-- Start Exercise input --

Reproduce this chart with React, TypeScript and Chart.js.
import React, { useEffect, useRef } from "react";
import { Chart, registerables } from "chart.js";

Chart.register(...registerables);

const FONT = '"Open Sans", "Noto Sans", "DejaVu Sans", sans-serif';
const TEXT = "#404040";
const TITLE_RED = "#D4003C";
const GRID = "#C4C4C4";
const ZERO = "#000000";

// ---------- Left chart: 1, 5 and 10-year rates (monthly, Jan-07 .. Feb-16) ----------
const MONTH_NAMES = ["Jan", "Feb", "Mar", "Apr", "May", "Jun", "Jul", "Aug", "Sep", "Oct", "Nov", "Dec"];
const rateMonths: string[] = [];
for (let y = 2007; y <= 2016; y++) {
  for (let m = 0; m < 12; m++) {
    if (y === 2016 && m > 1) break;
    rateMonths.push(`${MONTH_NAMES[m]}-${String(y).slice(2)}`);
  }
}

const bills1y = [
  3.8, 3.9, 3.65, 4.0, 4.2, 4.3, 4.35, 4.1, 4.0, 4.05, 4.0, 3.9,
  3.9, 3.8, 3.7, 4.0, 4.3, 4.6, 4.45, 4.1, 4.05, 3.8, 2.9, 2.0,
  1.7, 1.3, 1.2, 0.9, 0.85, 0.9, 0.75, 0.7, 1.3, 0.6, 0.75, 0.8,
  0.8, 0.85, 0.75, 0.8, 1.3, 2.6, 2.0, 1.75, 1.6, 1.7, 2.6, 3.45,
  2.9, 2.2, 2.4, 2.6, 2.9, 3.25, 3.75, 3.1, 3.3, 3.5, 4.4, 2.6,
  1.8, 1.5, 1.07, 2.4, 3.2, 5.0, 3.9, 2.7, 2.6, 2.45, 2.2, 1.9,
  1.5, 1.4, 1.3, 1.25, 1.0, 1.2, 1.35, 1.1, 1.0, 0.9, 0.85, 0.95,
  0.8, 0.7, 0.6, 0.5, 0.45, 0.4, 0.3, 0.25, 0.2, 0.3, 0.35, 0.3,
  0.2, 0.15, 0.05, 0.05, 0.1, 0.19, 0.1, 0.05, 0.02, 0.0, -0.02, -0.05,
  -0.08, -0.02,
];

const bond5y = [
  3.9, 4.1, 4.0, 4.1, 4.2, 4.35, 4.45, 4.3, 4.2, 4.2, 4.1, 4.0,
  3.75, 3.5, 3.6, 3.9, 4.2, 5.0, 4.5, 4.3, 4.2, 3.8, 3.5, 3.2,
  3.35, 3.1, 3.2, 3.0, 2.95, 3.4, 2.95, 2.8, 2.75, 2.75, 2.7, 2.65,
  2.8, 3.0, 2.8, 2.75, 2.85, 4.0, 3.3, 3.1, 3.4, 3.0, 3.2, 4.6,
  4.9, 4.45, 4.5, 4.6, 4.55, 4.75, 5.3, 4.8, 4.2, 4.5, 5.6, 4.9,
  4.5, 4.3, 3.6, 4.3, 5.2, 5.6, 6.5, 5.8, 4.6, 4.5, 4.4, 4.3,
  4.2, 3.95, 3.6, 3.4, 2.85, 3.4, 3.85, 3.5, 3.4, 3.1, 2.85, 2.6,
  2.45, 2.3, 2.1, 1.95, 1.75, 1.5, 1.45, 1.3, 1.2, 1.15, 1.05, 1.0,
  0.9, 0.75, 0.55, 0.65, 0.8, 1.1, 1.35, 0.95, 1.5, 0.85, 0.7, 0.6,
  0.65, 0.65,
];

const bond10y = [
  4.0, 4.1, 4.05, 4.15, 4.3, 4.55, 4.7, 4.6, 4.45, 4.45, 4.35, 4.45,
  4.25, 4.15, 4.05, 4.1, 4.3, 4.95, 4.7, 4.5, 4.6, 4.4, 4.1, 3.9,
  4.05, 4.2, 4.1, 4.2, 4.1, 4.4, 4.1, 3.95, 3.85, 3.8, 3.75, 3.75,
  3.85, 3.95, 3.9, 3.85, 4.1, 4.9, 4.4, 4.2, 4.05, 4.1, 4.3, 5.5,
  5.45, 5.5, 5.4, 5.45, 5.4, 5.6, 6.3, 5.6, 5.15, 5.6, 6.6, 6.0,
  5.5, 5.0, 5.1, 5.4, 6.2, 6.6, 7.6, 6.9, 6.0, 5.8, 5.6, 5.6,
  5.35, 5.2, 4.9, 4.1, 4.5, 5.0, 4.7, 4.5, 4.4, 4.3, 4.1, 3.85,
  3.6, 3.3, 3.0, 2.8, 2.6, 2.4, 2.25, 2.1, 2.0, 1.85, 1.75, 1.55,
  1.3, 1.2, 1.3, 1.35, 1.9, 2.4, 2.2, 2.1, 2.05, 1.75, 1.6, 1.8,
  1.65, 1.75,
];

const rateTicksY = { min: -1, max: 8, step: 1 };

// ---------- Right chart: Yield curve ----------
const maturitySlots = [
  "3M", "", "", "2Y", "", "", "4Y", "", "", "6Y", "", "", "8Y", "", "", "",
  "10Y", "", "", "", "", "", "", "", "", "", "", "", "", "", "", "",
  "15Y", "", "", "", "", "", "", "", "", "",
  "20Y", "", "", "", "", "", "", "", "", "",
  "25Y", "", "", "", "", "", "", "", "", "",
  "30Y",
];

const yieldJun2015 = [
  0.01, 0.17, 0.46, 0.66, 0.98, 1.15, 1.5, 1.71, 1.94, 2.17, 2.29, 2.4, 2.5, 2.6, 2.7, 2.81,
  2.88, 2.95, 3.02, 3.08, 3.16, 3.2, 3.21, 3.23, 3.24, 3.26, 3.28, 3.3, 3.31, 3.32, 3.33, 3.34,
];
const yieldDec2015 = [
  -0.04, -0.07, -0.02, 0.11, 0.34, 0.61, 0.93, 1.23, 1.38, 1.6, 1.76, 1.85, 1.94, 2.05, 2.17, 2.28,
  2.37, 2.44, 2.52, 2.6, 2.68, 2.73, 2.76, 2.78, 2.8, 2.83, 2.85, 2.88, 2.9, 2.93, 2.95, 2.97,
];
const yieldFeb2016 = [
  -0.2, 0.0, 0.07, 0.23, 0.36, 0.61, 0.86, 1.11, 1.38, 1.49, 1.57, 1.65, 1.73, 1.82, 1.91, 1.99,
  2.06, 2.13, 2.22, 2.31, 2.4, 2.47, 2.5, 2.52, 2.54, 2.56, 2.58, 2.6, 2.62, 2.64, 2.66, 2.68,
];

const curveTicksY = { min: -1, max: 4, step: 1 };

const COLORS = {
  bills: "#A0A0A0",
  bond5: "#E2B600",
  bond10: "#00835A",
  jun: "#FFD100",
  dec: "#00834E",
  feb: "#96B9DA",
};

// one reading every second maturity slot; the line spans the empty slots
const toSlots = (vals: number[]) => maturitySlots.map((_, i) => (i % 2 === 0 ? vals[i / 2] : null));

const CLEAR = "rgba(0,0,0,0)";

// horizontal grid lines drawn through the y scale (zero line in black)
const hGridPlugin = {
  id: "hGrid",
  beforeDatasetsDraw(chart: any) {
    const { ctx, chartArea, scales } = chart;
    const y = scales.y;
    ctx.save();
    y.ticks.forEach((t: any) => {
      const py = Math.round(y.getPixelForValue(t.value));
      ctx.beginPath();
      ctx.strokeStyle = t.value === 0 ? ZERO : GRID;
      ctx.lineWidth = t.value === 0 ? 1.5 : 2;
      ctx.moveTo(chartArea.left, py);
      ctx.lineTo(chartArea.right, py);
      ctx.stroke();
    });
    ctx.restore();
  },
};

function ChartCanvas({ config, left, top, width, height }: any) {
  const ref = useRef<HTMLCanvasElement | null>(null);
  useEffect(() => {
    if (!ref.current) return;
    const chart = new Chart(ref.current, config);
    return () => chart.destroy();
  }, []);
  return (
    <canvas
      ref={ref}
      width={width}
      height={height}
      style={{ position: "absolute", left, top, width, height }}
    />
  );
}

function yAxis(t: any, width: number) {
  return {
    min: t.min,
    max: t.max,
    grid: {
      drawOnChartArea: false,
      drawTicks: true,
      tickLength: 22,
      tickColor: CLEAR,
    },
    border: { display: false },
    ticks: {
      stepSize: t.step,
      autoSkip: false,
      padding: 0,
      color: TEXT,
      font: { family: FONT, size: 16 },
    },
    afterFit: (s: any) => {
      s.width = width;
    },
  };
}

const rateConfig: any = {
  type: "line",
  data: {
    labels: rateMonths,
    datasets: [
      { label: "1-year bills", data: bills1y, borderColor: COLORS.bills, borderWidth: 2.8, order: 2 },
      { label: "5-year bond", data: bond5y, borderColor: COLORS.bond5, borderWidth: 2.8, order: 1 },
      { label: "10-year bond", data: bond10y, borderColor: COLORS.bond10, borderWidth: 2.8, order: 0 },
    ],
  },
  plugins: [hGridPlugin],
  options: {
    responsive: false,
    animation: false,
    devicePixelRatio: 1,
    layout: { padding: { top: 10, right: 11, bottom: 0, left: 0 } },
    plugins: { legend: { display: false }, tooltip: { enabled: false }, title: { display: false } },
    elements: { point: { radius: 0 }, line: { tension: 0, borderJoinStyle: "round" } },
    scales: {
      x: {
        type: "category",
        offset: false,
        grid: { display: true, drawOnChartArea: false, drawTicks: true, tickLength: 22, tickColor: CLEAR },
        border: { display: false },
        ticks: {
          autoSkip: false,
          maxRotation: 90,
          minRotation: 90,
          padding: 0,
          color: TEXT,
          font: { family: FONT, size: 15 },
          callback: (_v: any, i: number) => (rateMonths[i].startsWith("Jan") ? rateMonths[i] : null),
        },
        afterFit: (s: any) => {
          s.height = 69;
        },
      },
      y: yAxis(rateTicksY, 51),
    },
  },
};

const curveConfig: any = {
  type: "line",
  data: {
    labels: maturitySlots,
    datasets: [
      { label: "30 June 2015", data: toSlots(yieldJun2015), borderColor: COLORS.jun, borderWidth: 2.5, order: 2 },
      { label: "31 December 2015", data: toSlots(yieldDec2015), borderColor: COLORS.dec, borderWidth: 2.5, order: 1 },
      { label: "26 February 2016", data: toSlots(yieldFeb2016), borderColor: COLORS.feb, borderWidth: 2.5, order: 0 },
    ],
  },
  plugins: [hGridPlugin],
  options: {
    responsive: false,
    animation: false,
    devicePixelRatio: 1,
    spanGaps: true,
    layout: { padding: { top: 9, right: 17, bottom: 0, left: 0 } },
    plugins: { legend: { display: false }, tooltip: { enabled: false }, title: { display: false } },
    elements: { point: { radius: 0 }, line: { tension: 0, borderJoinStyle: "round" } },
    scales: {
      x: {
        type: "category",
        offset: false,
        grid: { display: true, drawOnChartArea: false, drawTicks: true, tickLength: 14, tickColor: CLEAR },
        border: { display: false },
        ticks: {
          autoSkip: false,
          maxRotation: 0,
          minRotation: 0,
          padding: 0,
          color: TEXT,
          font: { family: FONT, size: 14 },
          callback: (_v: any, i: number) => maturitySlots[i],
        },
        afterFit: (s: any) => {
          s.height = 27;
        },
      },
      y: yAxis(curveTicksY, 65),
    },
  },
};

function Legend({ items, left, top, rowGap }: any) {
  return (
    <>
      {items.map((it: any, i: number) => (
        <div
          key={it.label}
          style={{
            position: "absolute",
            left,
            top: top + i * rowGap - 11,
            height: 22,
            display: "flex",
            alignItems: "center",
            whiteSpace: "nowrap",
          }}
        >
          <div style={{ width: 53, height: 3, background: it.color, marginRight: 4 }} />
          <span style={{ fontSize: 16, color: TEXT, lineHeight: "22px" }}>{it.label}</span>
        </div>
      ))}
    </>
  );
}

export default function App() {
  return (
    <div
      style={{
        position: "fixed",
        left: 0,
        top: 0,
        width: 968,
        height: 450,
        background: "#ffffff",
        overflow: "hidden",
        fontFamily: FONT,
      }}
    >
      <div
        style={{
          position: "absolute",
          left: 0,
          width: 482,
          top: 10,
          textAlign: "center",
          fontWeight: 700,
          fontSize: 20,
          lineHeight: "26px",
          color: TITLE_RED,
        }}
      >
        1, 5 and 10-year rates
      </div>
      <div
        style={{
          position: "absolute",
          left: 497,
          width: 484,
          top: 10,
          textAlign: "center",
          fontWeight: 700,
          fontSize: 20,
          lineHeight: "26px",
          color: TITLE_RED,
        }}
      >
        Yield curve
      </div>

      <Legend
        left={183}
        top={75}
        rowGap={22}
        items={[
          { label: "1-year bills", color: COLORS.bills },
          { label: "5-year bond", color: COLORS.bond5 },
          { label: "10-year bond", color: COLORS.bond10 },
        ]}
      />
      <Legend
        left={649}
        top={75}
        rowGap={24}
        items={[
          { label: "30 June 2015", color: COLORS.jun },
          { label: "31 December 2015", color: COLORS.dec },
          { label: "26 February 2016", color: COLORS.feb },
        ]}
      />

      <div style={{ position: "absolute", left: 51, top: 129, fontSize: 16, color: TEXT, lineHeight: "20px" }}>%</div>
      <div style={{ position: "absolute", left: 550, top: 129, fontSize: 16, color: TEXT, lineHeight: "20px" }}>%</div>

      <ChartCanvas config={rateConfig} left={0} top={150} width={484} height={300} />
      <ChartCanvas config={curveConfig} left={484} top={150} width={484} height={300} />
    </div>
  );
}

-- End Exercise input --
-- Start Exercise input --

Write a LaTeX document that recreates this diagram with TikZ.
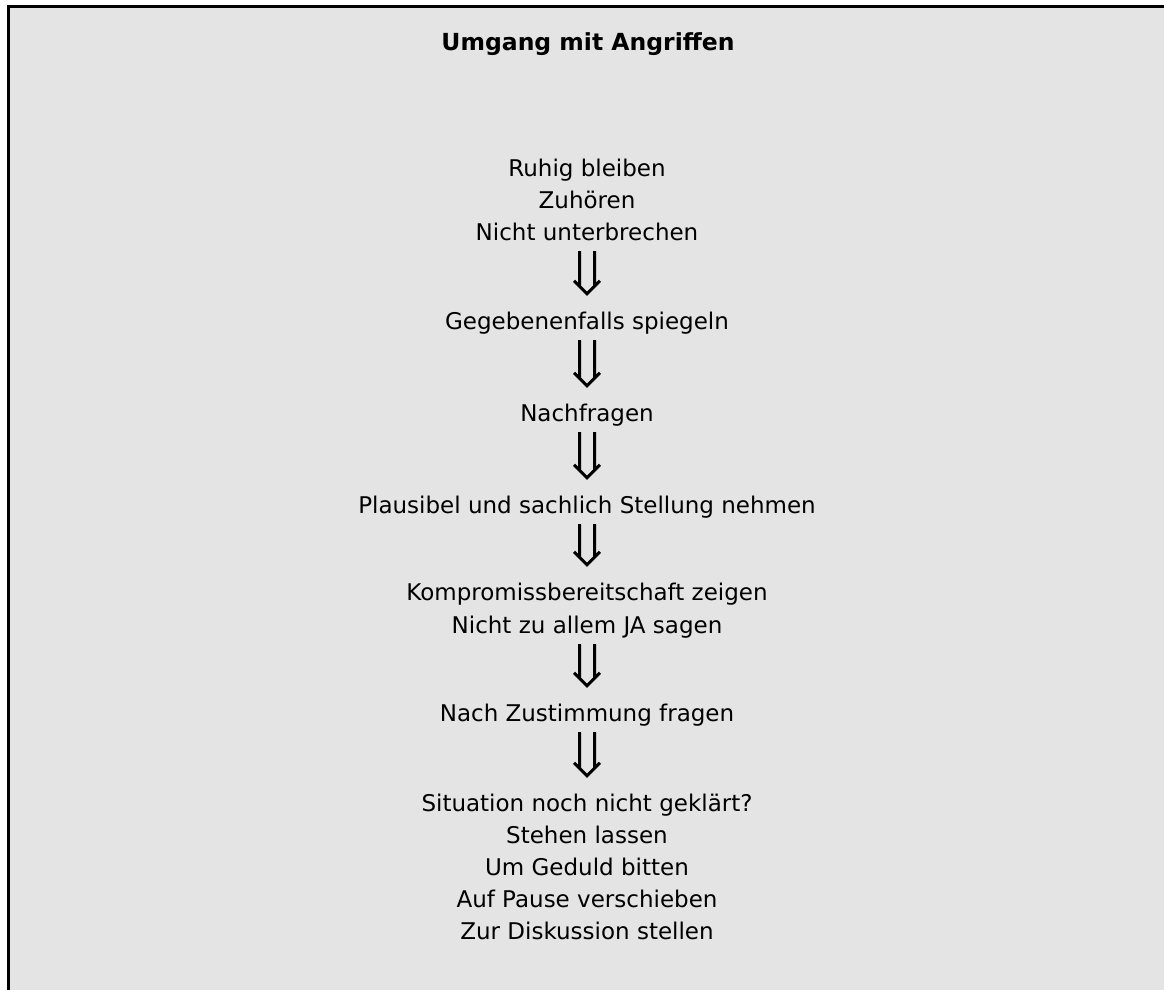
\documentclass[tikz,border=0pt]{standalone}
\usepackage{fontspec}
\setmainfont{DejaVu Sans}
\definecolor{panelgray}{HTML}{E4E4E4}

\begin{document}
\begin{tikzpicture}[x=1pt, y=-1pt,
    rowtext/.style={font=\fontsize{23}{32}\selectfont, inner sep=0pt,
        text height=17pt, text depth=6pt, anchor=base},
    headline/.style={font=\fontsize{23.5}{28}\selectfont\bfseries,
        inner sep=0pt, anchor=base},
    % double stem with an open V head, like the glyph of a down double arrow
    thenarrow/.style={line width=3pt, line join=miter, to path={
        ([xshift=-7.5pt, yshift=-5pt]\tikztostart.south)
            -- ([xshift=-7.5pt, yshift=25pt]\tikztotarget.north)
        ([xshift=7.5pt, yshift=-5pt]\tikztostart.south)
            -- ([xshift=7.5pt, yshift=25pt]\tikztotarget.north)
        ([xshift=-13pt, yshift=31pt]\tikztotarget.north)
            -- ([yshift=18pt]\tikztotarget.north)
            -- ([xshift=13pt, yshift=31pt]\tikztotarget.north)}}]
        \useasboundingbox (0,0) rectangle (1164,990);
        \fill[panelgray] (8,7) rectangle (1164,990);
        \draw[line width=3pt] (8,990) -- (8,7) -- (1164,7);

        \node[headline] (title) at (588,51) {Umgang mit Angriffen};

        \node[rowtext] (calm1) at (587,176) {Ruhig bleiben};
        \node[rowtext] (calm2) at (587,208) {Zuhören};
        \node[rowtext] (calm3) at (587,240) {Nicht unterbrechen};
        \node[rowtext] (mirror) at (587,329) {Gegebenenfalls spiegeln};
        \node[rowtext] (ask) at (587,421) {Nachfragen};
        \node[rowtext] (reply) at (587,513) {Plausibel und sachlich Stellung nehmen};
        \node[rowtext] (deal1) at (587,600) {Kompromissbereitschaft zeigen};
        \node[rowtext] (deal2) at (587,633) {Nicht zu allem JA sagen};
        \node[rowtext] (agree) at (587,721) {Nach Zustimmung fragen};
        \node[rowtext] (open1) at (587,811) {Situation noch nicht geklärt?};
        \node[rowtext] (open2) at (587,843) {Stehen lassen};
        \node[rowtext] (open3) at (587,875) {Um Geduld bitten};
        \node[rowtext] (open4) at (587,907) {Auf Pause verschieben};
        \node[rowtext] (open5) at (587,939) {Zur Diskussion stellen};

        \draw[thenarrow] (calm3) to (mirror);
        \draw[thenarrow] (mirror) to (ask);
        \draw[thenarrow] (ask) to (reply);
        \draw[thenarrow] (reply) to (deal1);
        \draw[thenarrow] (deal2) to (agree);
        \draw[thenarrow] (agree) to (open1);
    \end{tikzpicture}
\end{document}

-- End Exercise input --

◆ Exercise
The lines to collect are those holding the string "React"; copy them all.

◆ Written reply
Reproduce this chart with React, TypeScript and Chart.js.
import React, { useEffect, useRef } from "react";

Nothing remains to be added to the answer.